The longer you spend time with its blackness, the longer you rest with it, the longer you are in proximity to it, you begin the process of grasping its reality.

(Allana Clarke)

Kavi Gupta presents I Feel Everything, an exhibition of new sculptural paintings by Trinidadian- American artist Allana Clarke made from Salon Pro 30 Sec. Super Hair Bond Glue, a material that has become signature to her practice. Clarke’s first solo exhibition to focus exclusively on this series of works, I Feel Everything is an aesthetic treatise on the poetics of black space—and Black space. “As I developed the works I was thinking deeply about my relationship to the color black, approaching it as a space for discovery, experimentation, and multiplicity,” Clarke says.

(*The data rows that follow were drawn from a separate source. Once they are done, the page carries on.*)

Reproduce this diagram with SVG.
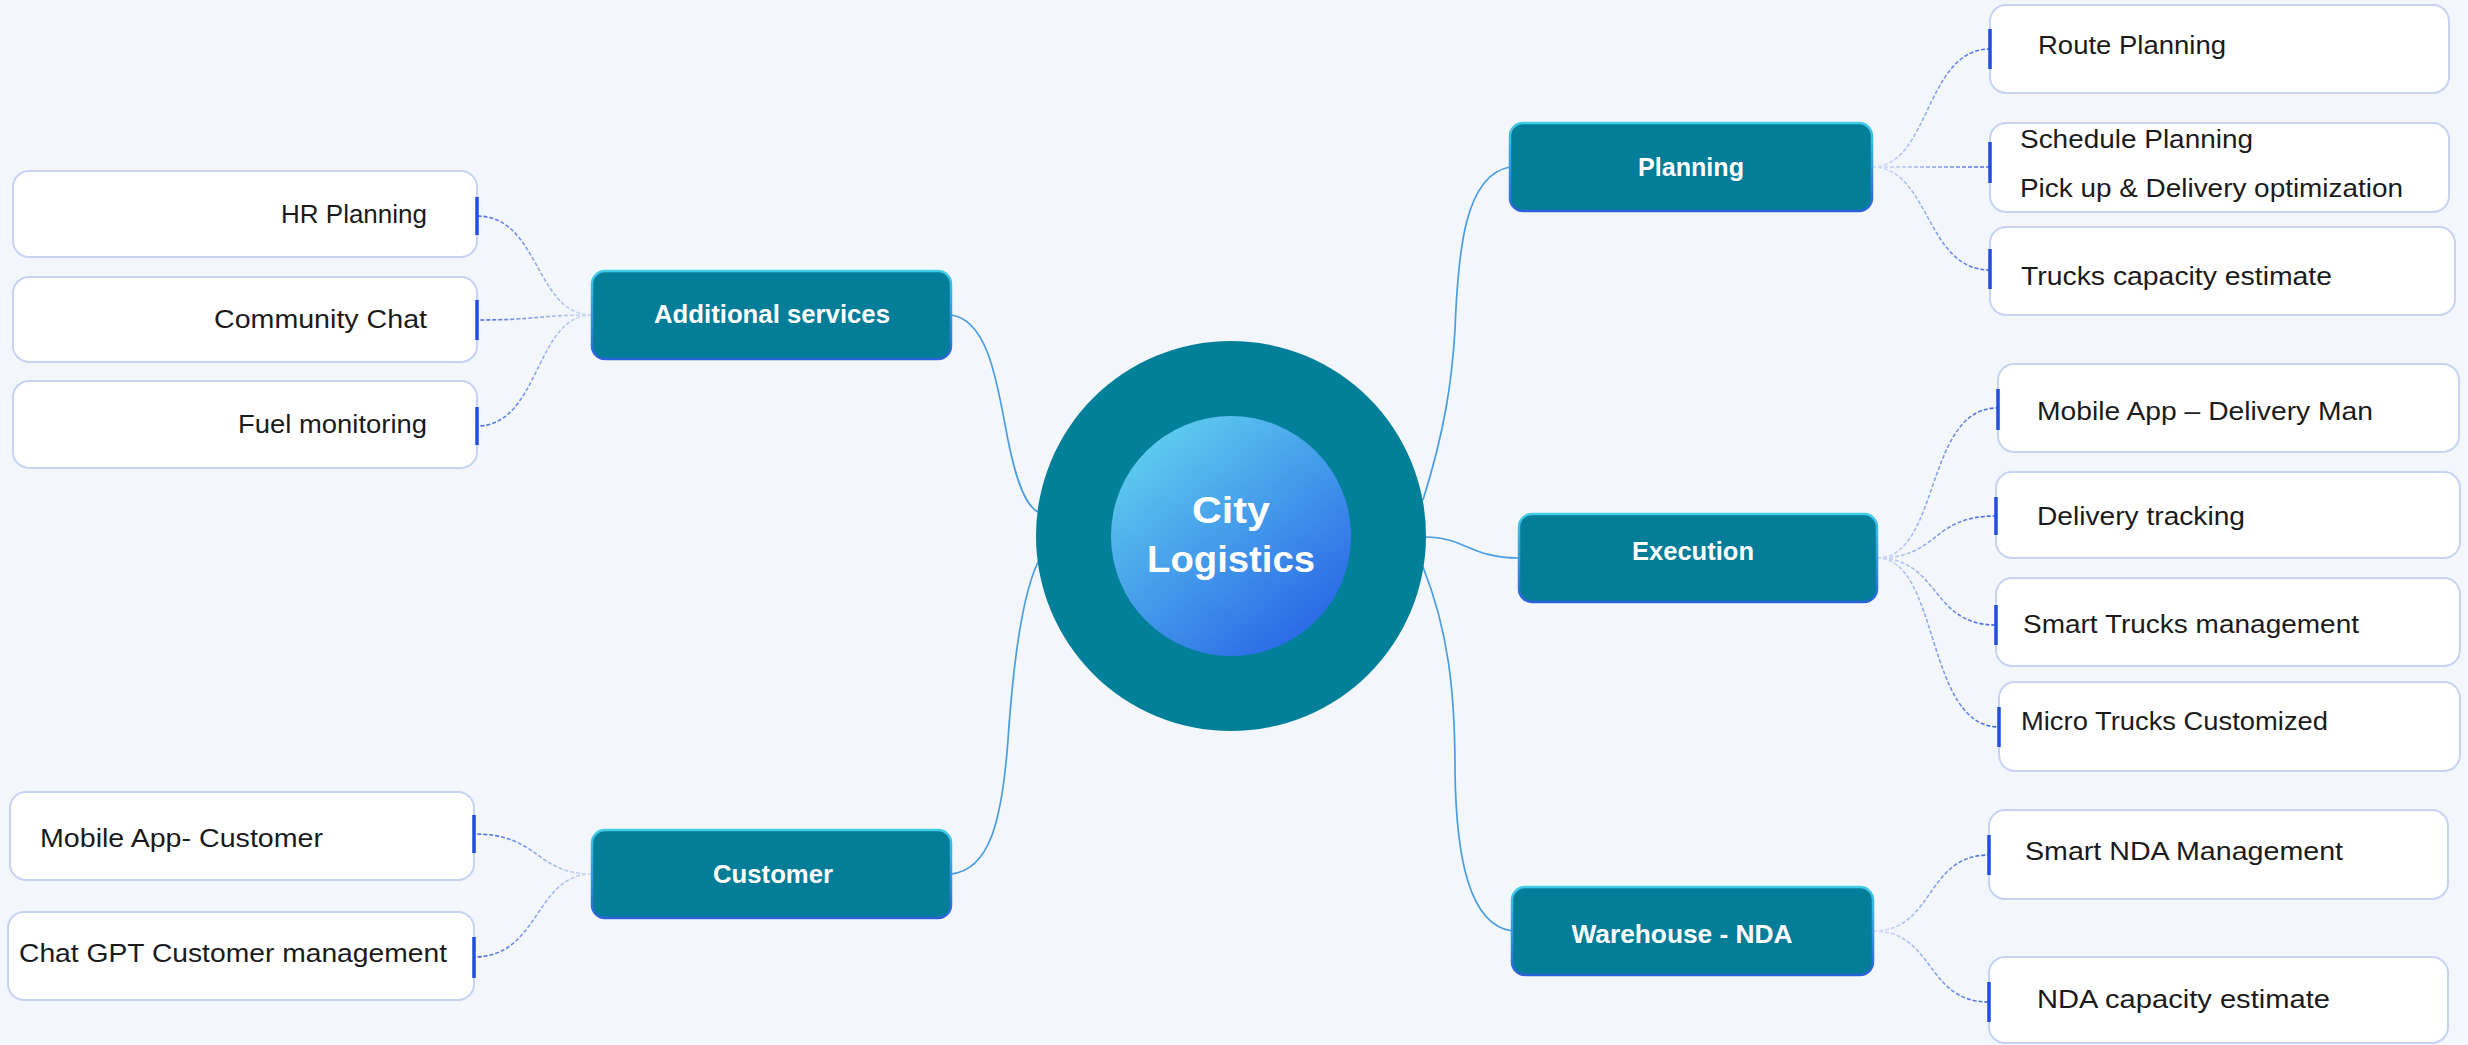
<svg xmlns="http://www.w3.org/2000/svg" width="2468" height="1045" viewBox="0 0 2468 1045">
<defs>
<linearGradient id="core" x1="0.2" y1="0.1" x2="0.85" y2="0.9">
<stop offset="0" stop-color="#5cc9ee"/>
<stop offset="1" stop-color="#2a68e6"/>
</linearGradient>
<linearGradient id="nodeStroke" x1="0" y1="0" x2="0" y2="1">
<stop offset="0" stop-color="#3fcde8"/>
<stop offset="1" stop-color="#2a62d8"/>
</linearGradient>
<linearGradient id="gr" gradientUnits="userSpaceOnUse" x1="1875" y1="0" x2="1995" y2="0">
<stop offset="0" stop-color="#d6e0f7"/>
<stop offset="1" stop-color="#3f64dc"/>
</linearGradient>
<linearGradient id="gl" gradientUnits="userSpaceOnUse" x1="592" y1="0" x2="474" y2="0">
<stop offset="0" stop-color="#d6e0f7"/>
<stop offset="1" stop-color="#3f64dc"/>
</linearGradient>
<style>
.bg{fill:#f3f7fb}
.main rect{fill:#037d98;stroke:url(#nodeStroke);stroke-width:2.5}
.main text{fill:#ffffff;font-family:"Liberation Sans",Arial,sans-serif;font-weight:bold;font-size:25px;text-anchor:middle}
.leaf rect{fill:#ffffff;stroke:#c8d2f2;stroke-width:2}
.leaf text{fill:#1b1b1b;font-family:"Liberation Sans",Arial,sans-serif;font-size:25px}
.leaf line{stroke:#1f4fdc;stroke-width:3.5}
.trunk{fill:none;stroke:#4a9de2;stroke-width:1.7}
.br{fill:none;stroke:url(#gr);stroke-width:1.6;stroke-dasharray:4 2}
.bl{fill:none;stroke:url(#gl);stroke-width:1.6;stroke-dasharray:4 2}
</style>
</defs>
<rect class="bg" x="0" y="0" width="2468" height="1045"/>

<g id="connectors">
<path class="trunk" d="M1423,500 C1445,430 1452,380 1455,330 C1458,250 1465,175 1510,167"/>
<path class="trunk" d="M1425,537 C1465,537 1470,558 1519,558"/>
<path class="trunk" d="M1423,567 C1448,630 1455,690 1455,770 C1456,860 1470,925 1512,931"/>
<path class="trunk" d="M951,315 C990,320 998,390 1008,440 C1016,480 1025,505 1038,512"/>
<path class="trunk" d="M1038,562 C1020,600 1012,680 1008,740 C1002,820 990,870 951,874"/>
<path class="br" d="M1872,167 C1930,167 1925,49 1990,49"/>
<path class="br" d="M1872,167 L1990,167"/>
<path class="br" d="M1872,167 C1930,167 1925,270 1990,270"/>
<path class="br" d="M1877,558 C1940,558 1925,408 1997,408"/>
<path class="br" d="M1877,558 C1940,558 1930,516 1996,516"/>
<path class="br" d="M1877,558 C1940,558 1930,625 1996,625"/>
<path class="br" d="M1877,558 C1940,558 1925,727 1999,727"/>
<path class="br" d="M1873,931 C1935,931 1925,855 1989,855"/>
<path class="br" d="M1873,931 C1935,931 1925,1002 1989,1002"/>
<path class="bl" d="M592,315 C535,315 540,216 477,216"/>
<path class="bl" d="M592,315 C535,315 540,320 477,320"/>
<path class="bl" d="M592,315 C535,315 540,426 477,426"/>
<path class="bl" d="M592,874 C535,874 540,834 474,834"/>
<path class="bl" d="M592,874 C535,874 540,957 474,957"/>
</g>

<g id="center">
<circle cx="1231" cy="536" r="195" fill="#027f99"/>
<circle cx="1231" cy="536" r="120" fill="url(#core)"/>
<text x="1231" y="523" font-family="'Liberation Sans',Arial,sans-serif" font-weight="bold" font-size="36" fill="#ffffff" text-anchor="middle" textLength="78" lengthAdjust="spacingAndGlyphs">City</text>
<text x="1231" y="572" font-family="'Liberation Sans',Arial,sans-serif" font-weight="bold" font-size="36" fill="#ffffff" text-anchor="middle" textLength="168" lengthAdjust="spacingAndGlyphs">Logistics</text>
</g>

<g id="planning" class="main">
<rect x="1510" y="123" width="362" height="88" rx="13"/>
<text x="1691" y="176" textLength="106" lengthAdjust="spacingAndGlyphs">Planning</text>
</g>
<g id="additional-services" class="main">
<rect x="592" y="271" width="359" height="88" rx="13"/>
<text x="772" y="323" textLength="236" lengthAdjust="spacingAndGlyphs">Additional services</text>
</g>
<g id="execution" class="main">
<rect x="1519" y="514" width="358" height="88" rx="13"/>
<text x="1693" y="560" textLength="122" lengthAdjust="spacingAndGlyphs">Execution</text>
</g>
<g id="customer" class="main">
<rect x="592" y="830" width="359" height="88" rx="13"/>
<text x="773" y="883" textLength="120" lengthAdjust="spacingAndGlyphs">Customer</text>
</g>
<g id="warehouse-nda" class="main">
<rect x="1512" y="887" width="361" height="88" rx="13"/>
<text x="1682" y="943" textLength="221" lengthAdjust="spacingAndGlyphs">Warehouse - NDA</text>
</g>

<g id="route-planning" class="leaf">
<rect x="1990" y="5" width="459" height="88" rx="16"/>
<line x1="1990" y1="29" x2="1990" y2="69"/>
<text x="2038" y="54" textLength="188" lengthAdjust="spacingAndGlyphs">Route Planning</text>
</g>
<g id="schedule-planning" class="leaf">
<rect x="1990" y="123" width="459" height="89" rx="16"/>
<line x1="1990" y1="142" x2="1990" y2="183"/>
<text x="2020" y="148" textLength="233" lengthAdjust="spacingAndGlyphs">Schedule Planning</text>
<text x="2020" y="197" textLength="383" lengthAdjust="spacingAndGlyphs">Pick up &amp; Delivery optimization</text>
</g>
<g id="trucks-capacity" class="leaf">
<rect x="1990" y="227" width="465" height="88" rx="16"/>
<line x1="1990" y1="249" x2="1990" y2="289"/>
<text x="2021" y="285" textLength="311" lengthAdjust="spacingAndGlyphs">Trucks capacity estimate</text>
</g>
<g id="mobile-app-delivery" class="leaf">
<rect x="1998" y="364" width="461" height="88" rx="16"/>
<line x1="1998" y1="389" x2="1998" y2="430"/>
<text x="2037" y="420" textLength="336" lengthAdjust="spacingAndGlyphs">Mobile App – Delivery Man</text>
</g>
<g id="delivery-tracking" class="leaf">
<rect x="1996" y="472" width="464" height="86" rx="16"/>
<line x1="1996" y1="497" x2="1996" y2="535"/>
<text x="2037" y="525" textLength="208" lengthAdjust="spacingAndGlyphs">Delivery tracking</text>
</g>
<g id="smart-trucks" class="leaf">
<rect x="1996" y="578" width="464" height="88" rx="16"/>
<line x1="1996" y1="605" x2="1996" y2="645"/>
<text x="2023" y="633" textLength="336" lengthAdjust="spacingAndGlyphs">Smart Trucks management</text>
</g>
<g id="micro-trucks" class="leaf">
<rect x="1999" y="682" width="461" height="89" rx="16"/>
<line x1="1999" y1="707" x2="1999" y2="747"/>
<text x="2021" y="730" textLength="307" lengthAdjust="spacingAndGlyphs">Micro Trucks Customized</text>
</g>
<g id="smart-nda" class="leaf">
<rect x="1989" y="810" width="459" height="89" rx="16"/>
<line x1="1989" y1="835" x2="1989" y2="875"/>
<text x="2025" y="860" textLength="318" lengthAdjust="spacingAndGlyphs">Smart NDA Management</text>
</g>
<g id="nda-capacity" class="leaf">
<rect x="1989" y="957" width="459" height="86" rx="16"/>
<line x1="1989" y1="982" x2="1989" y2="1022"/>
<text x="2037" y="1008" textLength="293" lengthAdjust="spacingAndGlyphs">NDA capacity estimate</text>
</g>

<g id="hr-planning" class="leaf">
<rect x="13" y="171" width="464" height="86" rx="16"/>
<line x1="477" y1="197" x2="477" y2="235"/>
<text x="427" y="223" text-anchor="end" textLength="146" lengthAdjust="spacingAndGlyphs">HR Planning</text>
</g>
<g id="community-chat" class="leaf">
<rect x="13" y="277" width="464" height="85" rx="16"/>
<line x1="477" y1="300" x2="477" y2="340"/>
<text x="427" y="328" text-anchor="end" textLength="213" lengthAdjust="spacingAndGlyphs">Community Chat</text>
</g>
<g id="fuel-monitoring" class="leaf">
<rect x="13" y="381" width="464" height="87" rx="16"/>
<line x1="477" y1="407" x2="477" y2="445"/>
<text x="427" y="433" text-anchor="end" textLength="189" lengthAdjust="spacingAndGlyphs">Fuel monitoring</text>
</g>
<g id="mobile-app-customer" class="leaf">
<rect x="10" y="792" width="464" height="88" rx="16"/>
<line x1="474" y1="815" x2="474" y2="853"/>
<text x="40" y="847" textLength="283" lengthAdjust="spacingAndGlyphs">Mobile App- Customer</text>
</g>
<g id="chatgpt-customer" class="leaf">
<rect x="8" y="912" width="466" height="88" rx="16"/>
<line x1="474" y1="937" x2="474" y2="978"/>
<text x="19" y="962" textLength="428" lengthAdjust="spacingAndGlyphs">Chat GPT Customer management</text>
</g>
</svg>
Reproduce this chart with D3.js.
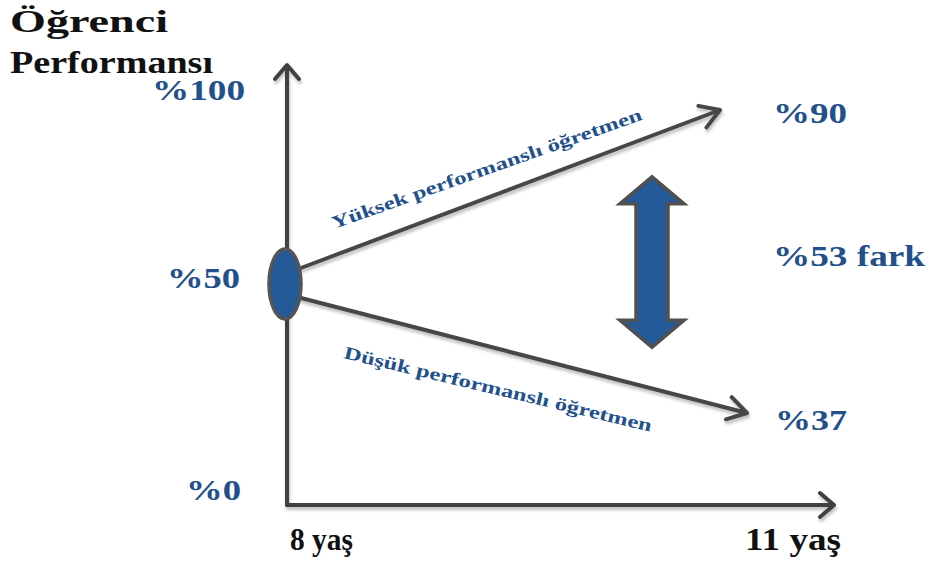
<!DOCTYPE html>
<html><head><meta charset="utf-8">
<script src="https://cdn.jsdelivr.net/npm/d3@7"></script>
<style>html,body{margin:0;padding:0;background:#fff;}svg{display:block;}</style>
</head><body>
<svg id="c" width="930" height="563"></svg>
<script>
// ---- data ----
const ages = [8, 11];
const ageLabels = ["8 yaş", "11 yaş"];
const yTicks = [0, 50, 100];
const yTickLabels = ["%0", "%50", "%100"];
const seriesNames = ["Yüksek performanslı öğretmen", "Düşük performanslı öğretmen"];
const startValues = [50, 50];
const endValues = [90, 37];
const endLabels = ["%90", "%37"];
const gapLabel = "%53 fark";
const titleLines = ["Öğrenci", "Performansı"];

// ---- layout ----
const svg = d3.select("#c");
const blue = "#22508a", dark = "#404040", fill = "#255a98";
const serif = "'Liberation Serif','Times New Roman',serif";

const x = d3.scaleLinear().domain([8, 11]).range([287, 747]);
const y = d3.scaleLinear().domain([0, 37, 50, 90, 100]).range([490, 418, 278, 115, 90]);

const defs = svg.append("defs");
const f = defs.append("filter").attr("id", "sh").attr("x", "-10%").attr("y", "-10%").attr("width", "130%").attr("height", "140%");
f.append("feDropShadow").attr("dx", 1).attr("dy", 3).attr("stdDeviation", 1.6).attr("flood-color", "#000").attr("flood-opacity", 0.25);

// title
titleLines.forEach((t, i) => {
  svg.append("text").attr("x", 10).attr("y", [32, 73][i])
    .attr("font-family", serif).attr("font-weight", "bold").attr("font-size", 31)
    .attr("fill", "#111").attr("textLength", [158, 203][i]).attr("lengthAdjust", "spacingAndGlyphs").text(t);
});

// axes
const ax = svg.append("g").attr("filter", "url(#sh)").attr("fill", "none").attr("stroke", dark)
  .attr("stroke-width", 4).attr("stroke-linecap", "round").attr("stroke-linejoin", "round");
const x0 = x(8), yAx = 505;
ax.append("path").attr("d", `M${x0},${yAx} L${x0},66 M${x0 - 12},79 L${x0},65 L${x0 + 12},79`);
ax.append("path").attr("d", `M${x0},${yAx} L833,${yAx} M820,${yAx - 12} L834,${yAx} L820,${yAx + 12}`);

// y tick labels
const tickW = {0: 55, 50: 73, 100: 93};
const tickX = {0: 186, 50: 167, 100: 152};
yTicks.forEach((v, i) => {
  svg.append("text").attr("x", tickX[v]).attr("y", y(v) + 10)
    .attr("font-family", serif).attr("font-weight", "bold").attr("font-size", 30).attr("fill", blue)
    .attr("textLength", tickW[v]).attr("lengthAdjust", "spacingAndGlyphs").text(yTickLabels[i]);
});

// x labels
ageLabels.forEach((t, i) => {
  svg.append("text").attr("x", i === 0 ? 290 : 745).attr("y", 550)
    .attr("font-family", serif).attr("font-weight", "bold").attr("font-size", 31).attr("fill", "#111")
    .attr("textLength", i === 0 ? 63 : 96).attr("lengthAdjust", "spacingAndGlyphs").text(t);
});

// series lines with arrowheads
const startY = [y(startValues[0]) - 10, y(startValues[1]) + 20];
const endX = [x(11) - 27, x(11)];
const endY = endValues.map(v => y(v) - 5);
const lg = svg.append("g").attr("filter", "url(#sh)").attr("fill", "none").attr("stroke", "#474747")
  .attr("stroke-width", 4).attr("stroke-linecap", "round").attr("stroke-linejoin", "round");
endValues.forEach((v, i) => {
  const sx = x0 + 14, sy = startY[i], ex = endX[i], ey = endY[i];
  const ang = Math.atan2(ey - sy, ex - sx);
  const L = 22, a = 0.55;
  const p1 = [ex - L * Math.cos(ang - a), ey - L * Math.sin(ang - a)];
  const p2 = [ex - L * Math.cos(ang + a), ey - L * Math.sin(ang + a)];
  lg.append("path").attr("d", `M${sx},${sy} L${ex},${ey} M${p1} L${ex},${ey} L${p2}`);
});

// ellipse at start
svg.append("ellipse").attr("cx", x0 - 2).attr("cy", y(50) + 6).attr("rx", 16).attr("ry", 35)
  .attr("fill", fill).attr("stroke", "#555").attr("stroke-width", 3.5);

// end labels
endLabels.forEach((t, i) => {
  svg.append("text").attr("x", [773, 775][i]).attr("y", y(endValues[i]) + [8, 12][i])
    .attr("font-family", serif).attr("font-weight", "bold").attr("font-size", 30).attr("fill", blue)
    .attr("textLength", [74, 72][i]).attr("lengthAdjust", "spacingAndGlyphs").text(t);
});

// series labels along lines
svg.append("text").attr("transform", "translate(334,229) rotate(-19.5)")
  .attr("font-family", serif).attr("font-weight", "bold").attr("font-size", 18).attr("fill", blue)
  .attr("textLength", 328).attr("lengthAdjust", "spacingAndGlyphs").text(seriesNames[0]);
svg.append("text").attr("transform", "translate(343,358) rotate(13.5)")
  .attr("font-family", serif).attr("font-weight", "bold").attr("font-size", 18).attr("fill", blue)
  .attr("textLength", 316).attr("lengthAdjust", "spacingAndGlyphs").text(seriesNames[1]);

// double arrow showing gap, centered between lines at its x
const ax2 = 652;
const lineYAt = i => startY[i] + (endY[i] - startY[i]) * (ax2 - (x0 + 14)) / (endX[i] - (x0 + 14));
const yTop = lineYAt(0), yBot = lineYAt(1);
const mid = (yTop + yBot) / 2, half = (yBot - yTop) * 0.337;
const t = mid - half, b = mid + half, hw = 32, sw = 16, hh = 27;
const pts = [[ax2, t], [ax2 + hw, t + hh], [ax2 + sw, t + hh], [ax2 + sw, b - hh], [ax2 + hw, b - hh], [ax2, b],
  [ax2 - hw, b - hh], [ax2 - sw, b - hh], [ax2 - sw, t + hh], [ax2 - hw, t + hh]];
svg.append("path").attr("d", d3.line()(pts) + "Z").attr("fill", fill).attr("stroke", "#505050")
  .attr("stroke-width", 3.5).attr("stroke-linejoin", "miter");

svg.append("text").attr("x", 773).attr("y", mid + 4)
  .attr("font-family", serif).attr("font-weight", "bold").attr("font-size", 30).attr("fill", blue)
  .attr("textLength", 152).attr("lengthAdjust", "spacingAndGlyphs").text(gapLabel);
</script>
</body></html>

To create the works, Clarke first pours thousands of 8-oz. bottles of the gloopy, black liquid onto mesh screens. She then wrestles with the material over the course of weeks as it slowly dries. Clawing, pulling, twisting, and scraping at the gradually-less-mutable surface with her bare hands and feet, Clarke imposes her physical and emotional will onto the substance. The undertaking transforms her medium’s appearance and value—a punk subversion of its usual function, which is linked to systems that aim to negate aesthetics of Blackness.

Though not implicitly negative, hair extensions become self-defeating when they’re socially encouraged as a way of attaining closer proximity to ideas of whiteness—for example, when rules or laws legislate against natural Black hair styles. When you cannot access social mobility unless you participate in a system that denigrates what is inherent to your being, you exchange something of your essence for the hope of simply moving through the world with a bit more ease.

Clarke pioneered her performative sculptural method in order to create a tangible history of someone grappling with and moving through systems meant to denigrate conceptions of Blackness. “What is important for me in the process of rearticulating this material is that it has become free—a completely new context has been created for it,” Clarke says. “This work is about freedom.”

Two types of works are presented in the exhibition: draped, undulating pieces made with fluid, organic gestures; and flatter pieces created with more restrictive, reiterative patterns of movement. The more undulating works entice the mind into hidden zones of blackness within blackness lurking beneath petrified folds, covered up, mysterious to all but their maker. The flatter works are more about being present with what can be seen within rhythmic interplays of shine and shadow.

A visceral residue of corporeal feeling is perceptible in all of the work.

“My performance actions are embedded in the material and cured upon its surface,” Clarke says. “The longer you spend time with its blackness, the longer you rest with it, the longer you are in proximity to it, you begin the process of grasping its reality.”

Reliant upon time for their making, and formulated from a distinctly recognizable product of our time, Clarke’s hair bonding glue sculptures nonetheless possess a timeless aspect. As concrete objects, they palpably harken to the primordial beginnings of everything. As abstract markers of freedom, they feel more like images of faith.

“Black space requires patience,” says Clarke. “You have to truly pay attention to it to be able to receive its complexity, for it to reveal itself. This is a type of meditative space.”

Clarke’s first institutional solo exhibition, A Particular Fantasy, opened in the fall of 2022 with collaborating installations at Art Omi and Usdan Gallery. Other recent exhibitions include Realms of Refuge, a group exhibition at Kavi Gupta | Elizabeth St.; the second FRONT International: Cleveland Triennial for Contemporary Art, Oh Gods of Dust & Rainbows, Cleveland, OH; the Bauhaus Centennial, Bauhaus Now: Is Modernity an Attitude; as well as exhibitions at Gibney Dance, New York; Invisible-Exports, New York; New School’s Glass Box Theater, New York; FRAC in Nantes, France; and SAVVY Contemporary in Berlin, Germany. In addition to completing a NXTHVN fellowship, Clarke has been an artist in residence at the Skowhegan School of Painting & Sculpture, Vermont Studio Center, Lighthouse Works, and Yaddo, and has received several grants, including the Toby Devan Lewis Fellowship, Franklin Furnace Fund, and Puffin Foundation Grant. Clarke is an assistant professor at Wayne State University in Detroit. She earned her BFA in Photography from New Jersey City University in 2011 and an MFA in Interdisciplinary Practice from MICA’s Mount Royal School of Art in 2014.